EXERCISE AIM | Omit every picture, and retype the lines that run from the beginning of the data below through the line containing "12.05, 12.25, 12.4];", inclusive.

INFORMATION SHOWN |
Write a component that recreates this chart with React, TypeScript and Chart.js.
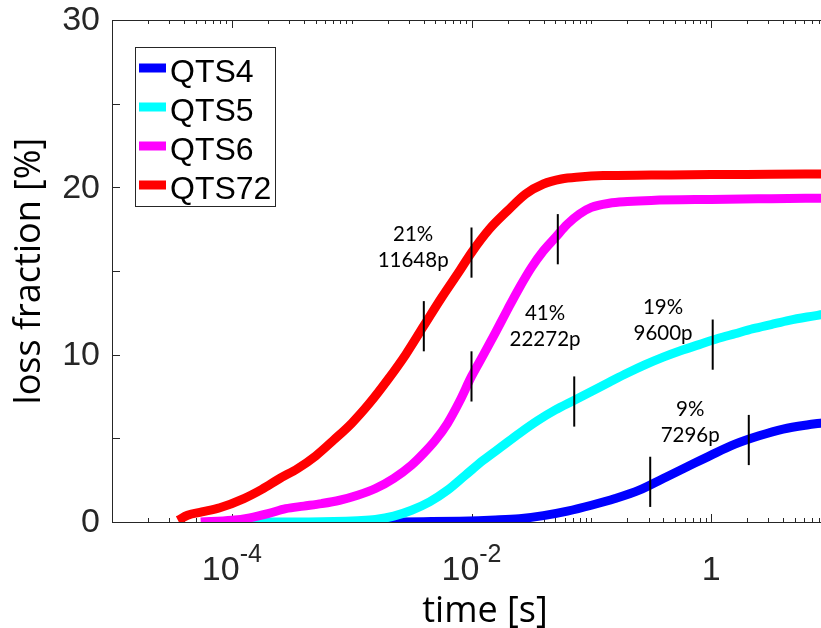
import React, { useEffect, useRef } from "react";
import { Chart, registerables } from "chart.js";

Chart.register(...registerables);

// ---------- data ----------
const seriesLabels = ["QTS4", "QTS5", "QTS6", "QTS72"];
const seriesColors = ["#0000FF", "#00FFFF", "#FF00FF", "#FF0000"];

const qts4Time = [2.0e-3, 3.98e-3, 7.94e-3, 0.0158, 0.0251, 0.0398, 0.0631, 0.1, 0.158, 0.251, 0.398, 0.631, 1, 1.58, 2.51, 3.98, 6.31, 8.51];
const qts4Loss = [0.0, 0.02, 0.05, 0.12, 0.2, 0.38, 0.65, 1.0, 1.4, 1.9, 2.6, 3.3, 4.0, 4.65, 5.15, 5.55, 5.8, 5.92];

const qts5Time = [6.31e-5, 2.51e-4, 7.08e-4, 1.12e-3, 1.58e-3, 2.24e-3, 3.16e-3, 4.47e-3, 6.31e-3, 8.91e-3, 0.0126, 0.0178, 0.0251, 0.0355, 0.0501, 0.0708, 0.1, 0.141, 0.2, 0.282, 0.398, 0.562, 0.794, 1.12, 1.58, 2.24, 3.16, 4.47, 6.31, 8.51];
const qts5Loss = [0.0, 0.0, 0.03, 0.08, 0.15, 0.35, 0.7, 1.2, 1.9, 2.8, 3.7, 4.5, 5.3, 6.05, 6.7, 7.25, 7.8, 8.35, 8.9, 9.4, 9.85, 10.25, 10.6, 10.95, 11.25, 11.55, 11.8, 12.05, 12.25, 12.4];

const qts6Time = [5.5e-5, 1e-4, 1.41e-4, 2.0e-4, 2.82e-4, 3.98e-4, 5.62e-4, 7.94e-4, 1.12e-3, 1.58e-3, 2.24e-3, 3.16e-3, 3.98e-3, 5.01e-3, 6.31e-3, 7.94e-3, 0.01, 0.0126, 0.0158, 0.02, 0.0251, 0.0316, 0.0398, 0.0501, 0.0631, 0.0794, 0.1, 0.141, 0.2, 0.316, 1, 3.16, 8.51];
const qts6Loss = [0.0, 0.1, 0.25, 0.5, 0.8, 0.95, 1.1, 1.3, 1.6, 2.0, 2.6, 3.4, 4.1, 4.9, 5.9, 7.2, 8.7, 10.0, 11.3, 12.7, 14.0, 15.2, 16.2, 17.0, 17.8, 18.4, 18.8, 19.05, 19.15, 19.22, 19.28, 19.32, 19.35];

const qts72Time = [3.55e-5, 4.27e-5, 5.62e-5, 7.94e-5, 1.26e-4, 1.78e-4, 2.51e-4, 3.55e-4, 5.01e-4, 7.08e-4, 1e-3, 1.41e-3, 2.0e-3, 2.82e-3, 3.98e-3, 5.62e-3, 7.94e-3, 0.01, 0.0141, 0.02, 0.0282, 0.0398, 0.0562, 0.0794, 0.126, 0.316, 1, 3.16, 8.51];
const qts72Loss = [0.1, 0.4, 0.6, 0.85, 1.4, 1.95, 2.6, 3.2, 3.95, 4.9, 5.9, 7.1, 8.5, 10.0, 11.7, 13.4, 15.0, 16.1, 17.5, 18.6, 19.6, 20.2, 20.5, 20.62, 20.7, 20.73, 20.76, 20.78, 20.8];

const seriesTimes = [qts4Time, qts5Time, qts6Time, qts72Time];
const seriesLoss = [qts4Loss, qts5Loss, qts6Loss, qts72Loss];

// vertical markers on curves (time, centre loss)
const markerTime = [0.004, 0.01, 0.01, 0.0525, 0.072, 1.03, 0.31, 2.06];
const markerLoss = [11.7, 16.1, 8.7, 16.9, 7.2, 10.6, 2.4, 4.9];

// annotations
const annotationLines = [["21%", "11648p"], ["41%", "22272p"], ["19%", "9600p"], ["9%", "7296p"]];
const annotationTime = [0.00326, 0.0411, 0.397, 0.668];
const annotationLoss = [16.43, 11.68, 12.07, 5.95];

// axes
const xMin = 1e-5;
const xMax = 10;
const yMin = 0;
const yMax = 30;
const yStep = 5;
const yLabelStep = 10;
const xMajorTicks = [1e-4, 1e-2, 1];
const xTickBase = ["10", "10", "1"];
const xTickExp = ["-4", "-2", ""];
const xTitle = "time [s]";
const yTitle = "loss fraction [%]";

const MARKER_HALF = 1.5;
const AXIS_COLOR = "#262626";
const TICK_FONT = "'Liberation Sans', Arial, sans-serif";

const overlayPlugin = {
  id: "overlay",
  beforeDatasetsDraw(chart: any) {
    const ctx = chart.ctx;
    const { left, right, top, bottom } = chart.chartArea;
    const xs = chart.scales.x;
    const ys = chart.scales.y;
    ctx.save();
    ctx.strokeStyle = AXIS_COLOR;
    ctx.lineWidth = 1;
    ctx.beginPath();
    ctx.moveTo(left, top + 0.5);
    ctx.lineTo(right, top + 0.5);
    ctx.moveTo(right - 0.5, top);
    ctx.lineTo(right - 0.5, bottom);
    ctx.stroke();
    ctx.beginPath();
    for (let e = -5; e <= 1; e++) {
      for (let k = 1; k <= 9; k++) {
        const v = k * Math.pow(10, e);
        if (v < xMin * 0.999 || v > xMax * 1.001) continue;
        const px = Math.round(xs.getPixelForValue(v)) + 0.5;
        const major = xMajorTicks.some((m) => Math.abs(m - v) / m < 1e-6);
        const len = major ? 8 : 4;
        ctx.moveTo(px, bottom);
        ctx.lineTo(px, bottom - len);
        ctx.moveTo(px, top);
        ctx.lineTo(px, top + len);
      }
    }
    for (let v = yMin; v <= yMax; v += yStep) {
      const py = Math.round(ys.getPixelForValue(v)) + 0.5;
      ctx.moveTo(left, py);
      ctx.lineTo(left + 8, py);
      ctx.moveTo(right, py);
      ctx.lineTo(right - 8, py);
    }
    ctx.stroke();
    ctx.restore();
  },
  afterDraw(chart: any) {
    const ctx = chart.ctx;
    const { left, top, bottom } = chart.chartArea;
    const xs = chart.scales.x;
    const ys = chart.scales.y;
    ctx.save();
    // y tick labels
    ctx.fillStyle = AXIS_COLOR;
    ctx.font = "34px " + TICK_FONT;
    ctx.textAlign = "right";
    ctx.textBaseline = "middle";
    for (let v = yMin; v <= yMax; v += yLabelStep) {
      ctx.fillText(String(v), left - 12, ys.getPixelForValue(v) + 1);
    }
    // x tick labels with superscripts
    ctx.textBaseline = "alphabetic";
    ctx.textAlign = "left";
    xMajorTicks.forEach((v, i) => {
      const baseFont = "34px " + TICK_FONT;
      const expFont = "25px " + TICK_FONT;
      ctx.font = baseFont;
      const wb = ctx.measureText(xTickBase[i]).width;
      ctx.font = expFont;
      const we = xTickExp[i] ? ctx.measureText(xTickExp[i]).width : 0;
      const px = xs.getPixelForValue(v);
      const x0 = px - (wb + we) / 2;
      ctx.font = baseFont;
      ctx.fillText(xTickBase[i], x0, bottom + 58);
      if (xTickExp[i]) {
        ctx.font = expFont;
        ctx.fillText(xTickExp[i], x0 + wb, bottom + 40);
      }
    });
    // axis titles
    ctx.fillStyle = "#000";
    ctx.font = "36px 'Open Sans', sans-serif";
    ctx.textAlign = "center";
    ctx.fillText(xTitle, 485, bottom + 100);
    ctx.save();
    ctx.translate(40, (top + bottom) / 2);
    ctx.rotate(-Math.PI / 2);
    ctx.fillText(yTitle, 0, 0);
    ctx.restore();
    // annotations
    ctx.font = "20.5px Lato, 'Open Sans', sans-serif";
    ctx.textBaseline = "middle";
    ctx.textAlign = "center";
    ctx.fillStyle = "#000";
    annotationLines.forEach((lines, i) => {
      const px = xs.getPixelForValue(annotationTime[i]);
      const py = ys.getPixelForValue(annotationLoss[i]);
      ctx.fillText(lines[0], px, py - 13);
      ctx.fillText(lines[1], px, py + 13);
    });
    // legend
    const bx = left + 23;
    const by = top + 27;
    const bw = 140;
    const bh = 159;
    ctx.fillStyle = "#fff";
    ctx.fillRect(bx, by, bw, bh);
    ctx.strokeStyle = AXIS_COLOR;
    ctx.lineWidth = 1;
    ctx.strokeRect(bx + 0.5, by + 0.5, bw, bh);
    ctx.font = "32px " + TICK_FONT;
    ctx.textAlign = "left";
    ctx.textBaseline = "alphabetic";
    seriesLabels.forEach((lab, i) => {
      const ly = by + 21 + i * 39;
      ctx.strokeStyle = seriesColors[i];
      ctx.lineWidth = 9;
      ctx.beginPath();
      ctx.moveTo(bx + 4, ly);
      ctx.lineTo(bx + 31, ly);
      ctx.stroke();
      ctx.fillStyle = "#000";
      ctx.fillText(lab, bx + 35, ly + 14);
    });
    ctx.restore();
  },
};

export default function App() {
  const ref = useRef<HTMLCanvasElement | null>(null);
  useEffect(() => {
    document.body.style.overflow = "hidden";
    const canvas = ref.current;
    if (!canvas) return;
    const datasets: any[] = seriesLabels.map((lab, i) => ({
      label: lab,
      data: seriesTimes[i].map((t, j) => ({ x: t, y: seriesLoss[i][j] })),
      borderColor: seriesColors[i],
      backgroundColor: seriesColors[i],
      borderWidth: 9,
      pointRadius: 0,
      cubicInterpolationMode: "monotone",
      borderJoinStyle: "round",
      fill: false,
      order: 10 - i,
    }));
    markerTime.forEach((t, i) => {
      datasets.push({
        label: "marker" + i,
        data: [
          { x: t, y: markerLoss[i] - MARKER_HALF },
          { x: t, y: markerLoss[i] + MARKER_HALF },
        ],
        borderColor: "#000",
        borderWidth: 2,
        pointRadius: 0,
        fill: false,
        order: 0,
      });
    });
    const chart = new Chart(canvas, {
      type: "line",
      data: { datasets },
      options: {
        animation: false,
        responsive: false,
        maintainAspectRatio: false,
        devicePixelRatio: 1,
        layout: { padding: { top: 20, left: 0, right: 0, bottom: 0 } },
        plugins: { legend: { display: false }, tooltip: { enabled: false } },
        scales: {
          x: {
            type: "logarithmic",
            min: xMin,
            max: xMax,
            afterFit: (s: any) => {
              s.height = 106;
            },
            ticks: { display: false },
            grid: { display: true, drawOnChartArea: false, drawTicks: false },
            border: { display: true, color: AXIS_COLOR, width: 1 },
          },
          y: {
            type: "linear",
            min: yMin,
            max: yMax,
            afterFit: (s: any) => {
              s.width = 112;
            },
            ticks: { display: false, stepSize: yStep },
            grid: { display: true, drawOnChartArea: false, drawTicks: false },
            border: { display: true, color: AXIS_COLOR, width: 1 },
          },
        },
      } as any,
      plugins: [overlayPlugin],
    });
    return () => chart.destroy();
  }, []);
  return (
    <div style={{ position: "fixed", left: 0, top: 0, width: 831, height: 628, background: "#fff" }}>
      <canvas ref={ref} width={831} height={628} style={{ width: 831, height: 628, display: "block" }} />
    </div>
  );
}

RESPONSE TO THIS EXERCISE |
Write a component that recreates this chart with React, TypeScript and Chart.js.
import React, { useEffect, useRef } from "react";
import { Chart, registerables } from "chart.js";

Chart.register(...registerables);

// ---------- data ----------
const seriesLabels = ["QTS4", "QTS5", "QTS6", "QTS72"];
const seriesColors = ["#0000FF", "#00FFFF", "#FF00FF", "#FF0000"];

const qts4Time = [2.0e-3, 3.98e-3, 7.94e-3, 0.0158, 0.0251, 0.0398, 0.0631, 0.1, 0.158, 0.251, 0.398, 0.631, 1, 1.58, 2.51, 3.98, 6.31, 8.51];
const qts4Loss = [0.0, 0.02, 0.05, 0.12, 0.2, 0.38, 0.65, 1.0, 1.4, 1.9, 2.6, 3.3, 4.0, 4.65, 5.15, 5.55, 5.8, 5.92];

const qts5Time = [6.31e-5, 2.51e-4, 7.08e-4, 1.12e-3, 1.58e-3, 2.24e-3, 3.16e-3, 4.47e-3, 6.31e-3, 8.91e-3, 0.0126, 0.0178, 0.0251, 0.0355, 0.0501, 0.0708, 0.1, 0.141, 0.2, 0.282, 0.398, 0.562, 0.794, 1.12, 1.58, 2.24, 3.16, 4.47, 6.31, 8.51];
const qts5Loss = [0.0, 0.0, 0.03, 0.08, 0.15, 0.35, 0.7, 1.2, 1.9, 2.8, 3.7, 4.5, 5.3, 6.05, 6.7, 7.25, 7.8, 8.35, 8.9, 9.4, 9.85, 10.25, 10.6, 10.95, 11.25, 11.55, 11.8, 12.05, 12.25, 12.4];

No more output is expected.